There are many points in time during the last two generations that might be candidates, but I’m going to go ahead and call it: American democracy officially died yesterday, April 2, 2014.
You might have missed it. It was not the top story on the news, as it should have been. It did not spark outrage and drive citizens into the street in protest, as it should have done.
No, America trudged along quite as it has for some time in the wake of this news–and that, of course, is part of the problem: Our apathy and disengagement as a citizenry. As an example, I posted something about what an awful idea Taco Bell breakfast was on my Facebook and got twenty-seven likes and multiple comments. My post on the Supreme Court decision in McCutcheon vs. FEC earned not a single mouse click.
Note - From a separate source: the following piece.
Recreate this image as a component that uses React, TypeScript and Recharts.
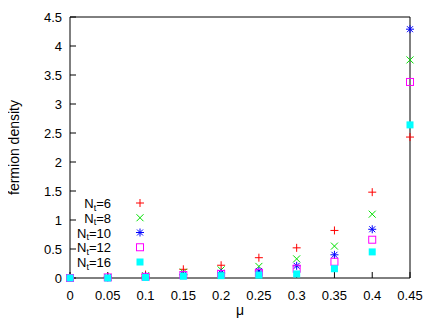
import { ScatterChart, Scatter, XAxis, YAxis } from 'recharts';

// chemical potential values (x)
const mu = [0, 0.05, 0.1, 0.15, 0.2, 0.25, 0.3, 0.35, 0.4, 0.45];

// fermion density per temporal extent
const nt6 = [0, 0.02, 0.06, 0.15, 0.22, 0.35, 0.52, 0.82, 1.48, 2.43];
const nt8 = [0, 0.01, 0.04, 0.1, 0.14, 0.2, 0.33, 0.55, 1.1, 3.76];
const nt10 = [0, 0.01, 0.03, 0.06, 0.09, 0.12, 0.21, 0.4, 0.84, 4.29];
const nt12 = [0, 0.01, 0.02, 0.05, 0.07, 0.09, 0.16, 0.28, 0.66, 3.38];
const nt16 = [0, 0, 0.01, 0.03, 0.04, 0.05, 0.07, 0.16, 0.45, 2.64];

const xTicks = [0, 0.05, 0.1, 0.15, 0.2, 0.25, 0.3, 0.35, 0.4, 0.45];
const yTicks = [0, 0.5, 1, 1.5, 2, 2.5, 3, 3.5, 4, 4.5];

type Kind = 'plus' | 'cross' | 'star' | 'box' | 'fbox';

const series: { nt: string; values: number[]; color: string; kind: Kind }[] = [
  { nt: '6', values: nt6, color: '#ff0000', kind: 'plus' },
  { nt: '8', values: nt8, color: '#00e000', kind: 'cross' },
  { nt: '10', values: nt10, color: '#0000ff', kind: 'star' },
  { nt: '12', values: nt12, color: '#ff00ff', kind: 'box' },
  { nt: '16', values: nt16, color: '#00ffff', kind: 'fbox' },
];

function Marker({ kind, color, cx, cy }: { kind: Kind; color: string; cx: number; cy: number }) {
  const r = 4;
  const d = 3.5;
  if (kind === 'plus') {
    return (
      <g stroke={color} strokeWidth={1}>
        <line x1={cx - r} y1={cy} x2={cx + r} y2={cy} />
        <line x1={cx} y1={cy - r} x2={cx} y2={cy + r} />
      </g>
    );
  }
  if (kind === 'cross') {
    return (
      <g stroke={color} strokeWidth={1}>
        <line x1={cx - d} y1={cy - d} x2={cx + d} y2={cy + d} />
        <line x1={cx - d} y1={cy + d} x2={cx + d} y2={cy - d} />
      </g>
    );
  }
  if (kind === 'star') {
    return (
      <g stroke={color} strokeWidth={1}>
        <line x1={cx - r} y1={cy} x2={cx + r} y2={cy} />
        <line x1={cx} y1={cy - r} x2={cx} y2={cy + r} />
        <line x1={cx - 3} y1={cy - 3} x2={cx + 3} y2={cy + 3} />
        <line x1={cx - 3} y1={cy + 3} x2={cx + 3} y2={cy - 3} />
      </g>
    );
  }
  if (kind === 'box') {
    return <rect x={cx - 3.5} y={cy - 3.5} width={7} height={7} fill="none" stroke={color} strokeWidth={1} />;
  }
  return <rect x={cx - 3.5} y={cy - 3.5} width={7} height={7} fill={color} />;
}

const tickStyle = { fontSize: 13, fill: '#000' };

export default function App() {
  return (
    <div style={{ position: 'relative', width: 428, height: 319, fontFamily: '"Liberation Sans", Arial, sans-serif' }}>
      <ScatterChart width={428} height={319} margin={{ top: 8, right: 25, bottom: 0, left: 0 }}>
        <XAxis
          xAxisId="b"
          type="number"
          dataKey="x"
          domain={[0, 0.45]}
          ticks={xTicks}
          interval={0}
          height={49}
          tickSize={-6}
          tickMargin={19}
          tick={tickStyle}
          stroke="#000"
          label={{ value: 'μ', position: 'insideBottom', offset: 12, fill: '#000', fontSize: 14 }}
        />
        <XAxis
          xAxisId="t"
          orientation="top"
          type="number"
          domain={[0, 0.45]}
          ticks={xTicks}
          interval={0}
          height={1}
          tickSize={-6}
          tickFormatter={() => ''}
          stroke="#000"
        />
        <YAxis
          yAxisId="l"
          type="number"
          dataKey="y"
          domain={[0, 4.5]}
          ticks={yTicks}
          interval={0}
          width={62}
          tickSize={-6}
          tickMargin={14}
          tick={tickStyle}
          stroke="#000"
          label={{
            value: 'fermion density',
            angle: -90,
            position: 'insideLeft',
            offset: 6,
            fill: '#000',
            fontSize: 14,
            style: { textAnchor: 'middle' },
          }}
        />
        <YAxis
          yAxisId="r"
          orientation="right"
          type="number"
          domain={[0, 4.5]}
          ticks={yTicks}
          interval={0}
          width={1}
          tickSize={-6}
          tickFormatter={() => ''}
          stroke="#000"
        />
        {series.map(s => (
          <Scatter
            key={s.nt}
            xAxisId="b"
            yAxisId="l"
            data={mu.map((m, i) => ({ x: m, y: s.values[i] }))}
            isAnimationActive={false}
            shape={(p: any) => <Marker kind={s.kind} color={s.color} cx={p.cx} cy={p.cy} />}
          />
        ))}
      </ScatterChart>
      <svg width={428} height={319} style={{ position: 'absolute', left: 0, top: 0, pointerEvents: 'none' }}>
        {series.map((s, i) => {
          const cy = 195 + i * 14.75;
          return (
            <g key={s.nt}>
              <text x={103} y={cy + 5} textAnchor="end" fontSize={13} fill="#000">
                N<tspan fontSize={9} dy={2.5}>t</tspan>
                <tspan dy={-2.5}>={s.nt}</tspan>
              </text>
              <Marker kind={s.kind} color={s.color} cx={132} cy={cy} />
            </g>
          );
        })}
      </svg>
    </div>
  );
}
It’s that decision yesterday which removes all caps on individual campaign contributions that, when combined with the now infamous Citizens United decision, spells the death knell for what we have lazily continued to call democracy in this country. With no meaningful restrictions on campaign contributions remaining in a society that has become extremely stratified by wealth–with the gap between the richest few Americans and the vast majority of middle class and poor Americans now larger than at any other time in our history–there is literally nothing standing in the way of the .01% fulfilling Tom Perkins’ vision of wealthier Americans having more votes. Today, with mass media, money buys votes.
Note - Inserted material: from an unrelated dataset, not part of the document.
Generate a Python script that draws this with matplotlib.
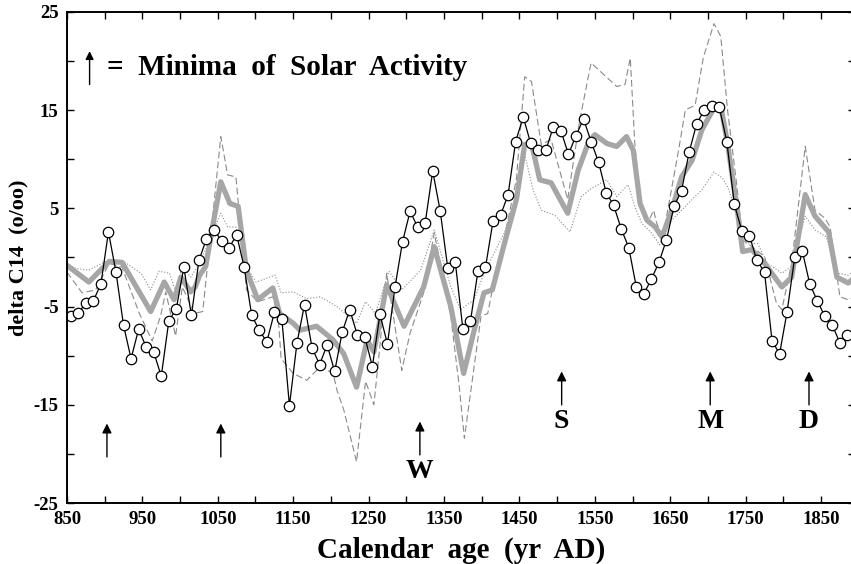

And the Supreme Court says that’s okay.
But it’s hardly front page news. It’s not worth getting upset about. It’s not even worth a click of the “like” button–as if that would mean anything. Now, a less cynical person might point out that Facebook is a social platform and people go to it to escape the world of politics and the stresses of the real world, so that’s why nobody would check out an article on the Supreme Court, even though they have time to imagine the in’s and out’s of fast food breakfast cuisine.
Again, I say, exactly.
We are too good at escaping. Too good at accepting the world as our moneyed overlords describe it to us.
A free society, they will tell us, is one without government pretending it knows what’s right for you. You should reject, as they have, the false lure of government “control.”
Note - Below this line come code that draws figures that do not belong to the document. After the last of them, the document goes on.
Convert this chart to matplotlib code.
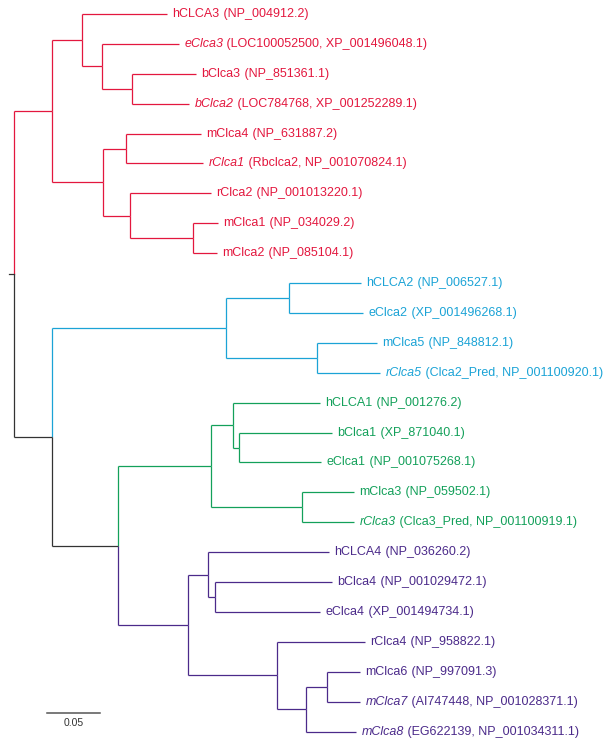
import matplotlib
matplotlib.use("Agg")
from matplotlib import pyplot as plt

plt.rcParams["font.family"] = "Liberation Sans"

# Tree topology: node -> [(child, branch length)], children listed top to bottom
children = {
    "root": [("A", 0.0358), ("I", 0.0358)],
    "A": [("B", 0.0283), ("E", 0.0481)],
    "B": [("hCLCA3", 0.0802), ("C", 0.0189)],
    "C": [("eClca3", 0.0726), ("D", 0.0283)],
    "D": [("bClca3", 0.0604), ("bClca2", 0.0538)],
    "E": [("F", 0.0217), ("G", 0.0255)],
    "F": [("mClca4", 0.0708), ("rClca1", 0.0726)],
    "G": [("rClca2", 0.0764), ("H", 0.0594)],
    "H": [("mClca1", 0.0236), ("mClca2", 0.0226)],
    "I": [("K", 0.1642), ("J", 0.0623)],
    "K": [("L", 0.0594), ("M", 0.0858)],
    "L": [("hCLCA2", 0.0679), ("eClca2", 0.0698)],
    "M": [("mClca5", 0.0566), ("rClca5", 0.0594)],
    "J": [("N", 0.0877), ("R", 0.0660)],
    "N": [("O", 0.0208), ("Q", 0.0858)],
    "O": [("hCLCA1", 0.0821), ("P", 0.0057)],
    "P": [("bClca1", 0.0877), ("eClca1", 0.0774)],
    "Q": [("mClca3", 0.0491), ("rClca3", 0.0491)],
    "R": [("S", 0.0189), ("U", 0.0840)],
    "S": [("hCLCA4", 0.1142), ("T", 0.0066)],
    "T": [("bClca4", 0.1104), ("eClca4", 0.0991)],
    "U": [("rClca4", 0.0830), ("V", 0.0274)],
    "V": [("W", 0.0198), ("mClca8", 0.0472)],
    "W": [("mClca6", 0.0311), ("mClca7", 0.0311)],
}

# Accession text shown after each leaf name
accessions = {
    "hCLCA3": "(NP_004912.2)",
    "eClca3": "(LOC100052500, XP_001496048.1)",
    "bClca3": "(NP_851361.1)",
    "bClca2": "(LOC784768, XP_001252289.1)",
    "mClca4": "(NP_631887.2)",
    "rClca1": "(Rbclca2, NP_001070824.1)",
    "rClca2": "(NP_001013220.1)",
    "mClca1": "(NP_034029.2)",
    "mClca2": "(NP_085104.1)",
    "hCLCA2": "(NP_006527.1)",
    "eClca2": "(XP_001496268.1)",
    "mClca5": "(NP_848812.1)",
    "rClca5": "(Clca2_Pred, NP_001100920.1)",
    "hCLCA1": "(NP_001276.2)",
    "bClca1": "(XP_871040.1)",
    "eClca1": "(NP_001075268.1)",
    "mClca3": "(NP_059502.1)",
    "rClca3": "(Clca3_Pred, NP_001100919.1)",
    "hCLCA4": "(NP_036260.2)",
    "bClca4": "(NP_001029472.1)",
    "eClca4": "(XP_001494734.1)",
    "rClca4": "(NP_958822.1)",
    "mClca6": "(NP_997091.3)",
    "mClca7": "(AI747448, NP_001028371.1)",
    "mClca8": "(EG622139, NP_001034311.1)",
}
italicNames = {"eClca3", "bClca2", "rClca1", "rClca5", "rClca3", "mClca7", "mClca8"}

red, blue, green, purple, black = "#e3173e", "#1ba3d6", "#13a05a", "#4b2a8a", "#333333"
cladeColors = {"root": black, "A": red, "I": black, "K": blue, "J": black,
               "N": green, "R": purple}

scaleBar = 0.05
fontSize = 9.0

fig = plt.figure(figsize=(6.13, 7.48), dpi=100)
ax = fig.add_axes([0, 0, 1, 1])
ax.axis("off")

leafCounter = [0]


def layout(node, x, color):
    color = cladeColors.get(node, color)
    if node not in children:
        y = leafCounter[0]
        leafCounter[0] += 1
        return y, [(node, x, y, color)]
    kids = []
    leaves = []
    for child, length in children[node]:
        cy, cl = layout(child, x + length, cladeColors.get(child, color))
        kids.append((child, x + length, cy, cladeColors.get(child, color)))
        leaves += cl
    y = (kids[0][2] + kids[-1][2]) / 2
    for child, cx, cy, ccolor in kids:
        ax.plot([x, x], [y, cy], color=ccolor, lw=0.9, solid_capstyle="butt")
        ax.plot([x, cx], [cy, cy], color=ccolor, lw=0.9, solid_capstyle="butt")
    return y, leaves


rootY, leaves = layout("root", 0.0, black)
ax.plot([-0.0047, 0.0], [rootY, rootY], color=black, lw=0.9)

for name, x, y, color in leaves:
    nameText = ax.annotate(name, (x, y), xytext=(4, 0), textcoords="offset points",
                           va="center", ha="left", fontsize=fontSize, color=color,
                           style="italic" if name in italicNames else "normal")
    ax.annotate(" " + accessions[name], xy=(1, 0.5), xycoords=nameText,
                va="center", ha="left", fontsize=fontSize, color=color)

# scale bar
barY = 23.38
ax.plot([0.0311, 0.0311 + scaleBar], [barY, barY], color="#555555", lw=1.1)
ax.text(0.0311 + scaleBar / 2, barY + 0.35, f"{scaleBar:.2f}", ha="center",
        va="center", fontsize=7.5, color="#333333")

ax.set_xlim(-14 / 1060, 599 / 1060)
ax.set_ylim(24.55, -0.468)

plt.savefig("out.png", dpi=100)
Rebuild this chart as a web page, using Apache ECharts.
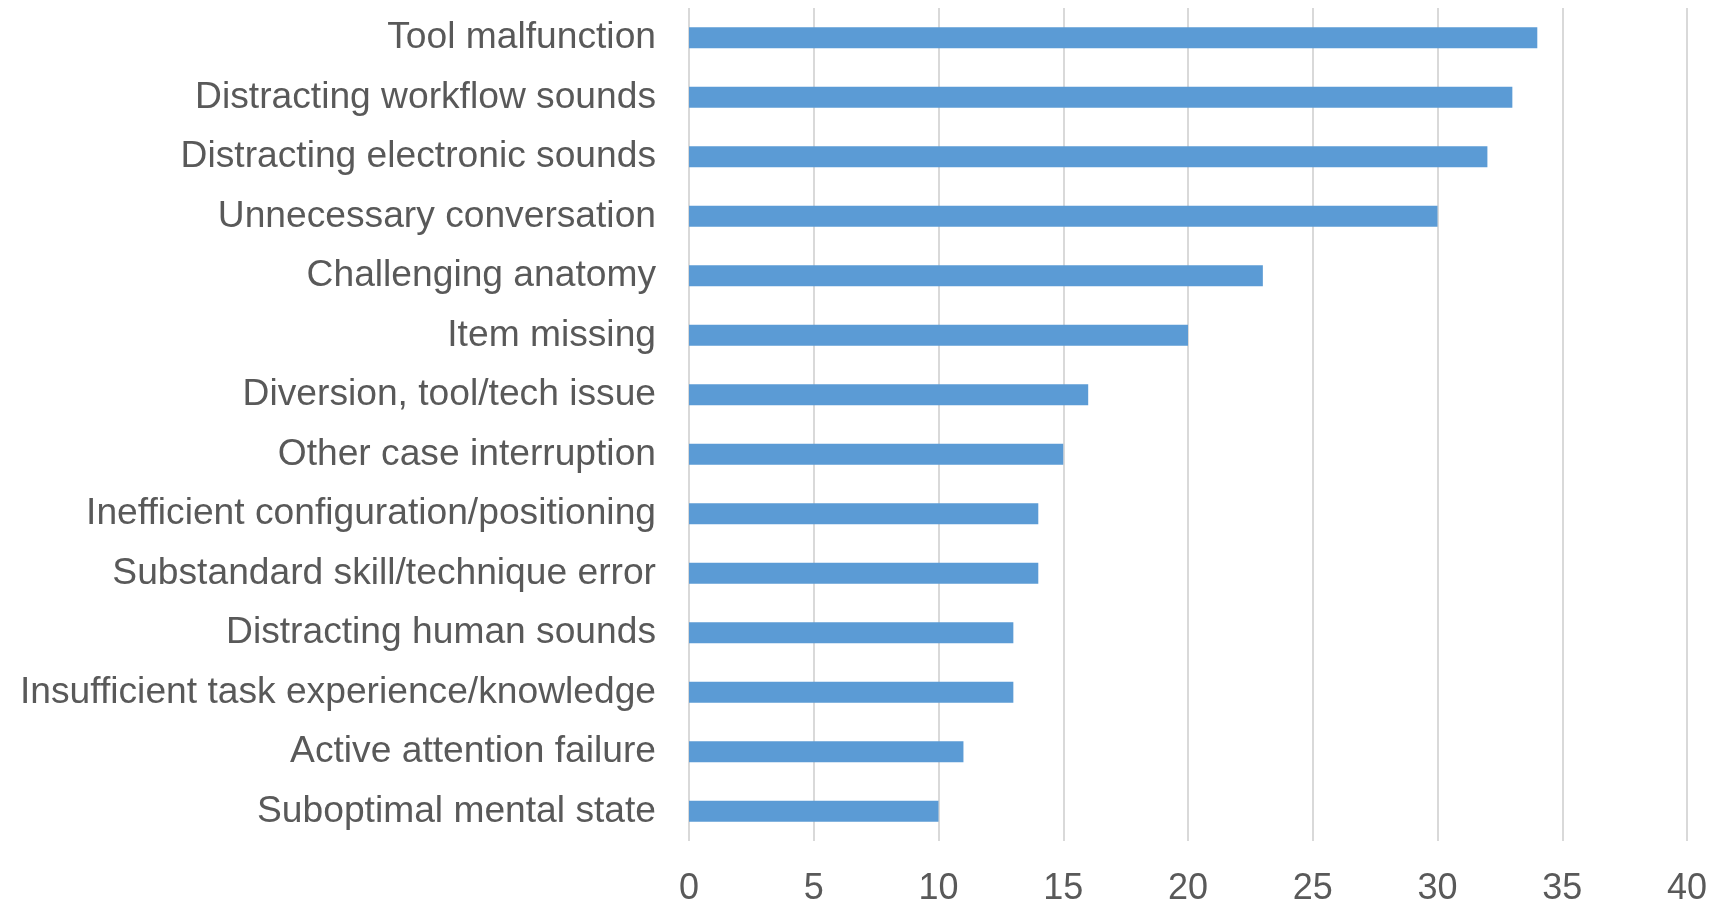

Republican and Tea Party fiend Charles Koch recently took to the op-ed page of the Wall Street Journal to argue exactly this. He’s not a bad guy, he insisted (though Obama is!). He’s just standing up for freedom! It’s the American way to be free…of government “control.”
Koch, in what can only be described as a bold-faced lie, also takes time to denounce “cronyism” and any kind of peddling of influence. Aside from the fact that his mere use of the word “crony” marks his worldview as hopelessly anachronistic (Gilded Age, anyone?), it is rank hypocrisy for someone who spends so much money buying politicians to promote his platform of anti-union and anti-regulation to pretend he’s opposed to the selling of influence.
His spurious defense continues.
Koch enlists the third president to his aide (which is surprising since his championing of separation of church and state usually makes Jefferson persona non grata among right-wing ideologues). He says that Thomas Jefferson warned us about exactly the sort of “collectivist” threat to our liberty that the Obama administration represents when he said, “The natural progress of things…is for liberty to yield and government to gain ground.”
But Koch’s vision of society and government is so myopic that he fails to see the irony. It is the concentration of power in the hands of men like him that threatens liberty, not the people vesting too much “control” in the government that represents their will. That’s the real thing that men like Koch fear. For if we had a functioning democracy, then government “control” would mean that the people were really in control–not the elites. Then government could serve the interests of society as a whole, instead of handing out tax breaks and regulation exemptions to the likes of Koch while opportunities dwindle and infrastructure crumbles for the rest of the population in the wealthiest nation on Earth.
The Founders, in fact, were deeply concerned about the concentration of wealth and its potential threat to our freedoms, but they could never in their wildest dreams have conceived of the kind of amassed capital that lies in the hands of men like the Koch brothers, or in those of Republican sugar daddy Sheldon Adelson.
Adelson, who personally spent 92 million dollars trying to crown a President Romney, recently held a soirée in Vegas that was dedicated to promoting pro-Israel policies. What it turned out to be was an event where Republican hopefuls crawled to Adelson’s feet in order to cow tow to the billionaire’s agenda. That agenda, by the way, now includes a strenuous attack on Internet gambling. If Sheldon gets his way, this moral blight will be eradicated from America’s cybershores! Did I mention where Adelson’s billions came from? Oh yeah, he owns casinos. Like Koch, he’s a man of deep principles.
If you need any further proof that our democracy is dead and our “representatives” serve masters other than the electorate, consider this anecdote from Adelson’s event:
Governor Chris Christie was one of the many acolytes vying for Sheldon Adelson’s attention at this gathering. Christie, though, made the mistake of calling Palestine “occupied territory” in his speech.
Molly Ball at The Atlantic reports that after “Christie erred by referring to the West Bank and Gaza as ‘occupied territories’…[he] was summoned to the master’s lair, where he abjectly apologized—a penance Adelson reportedly accepted.”
One can only imagine he licked Adelson’s shoes as he pleaded for mercy.
Welcome to the Kleptocracy, my friends. Long live the almighty dollar.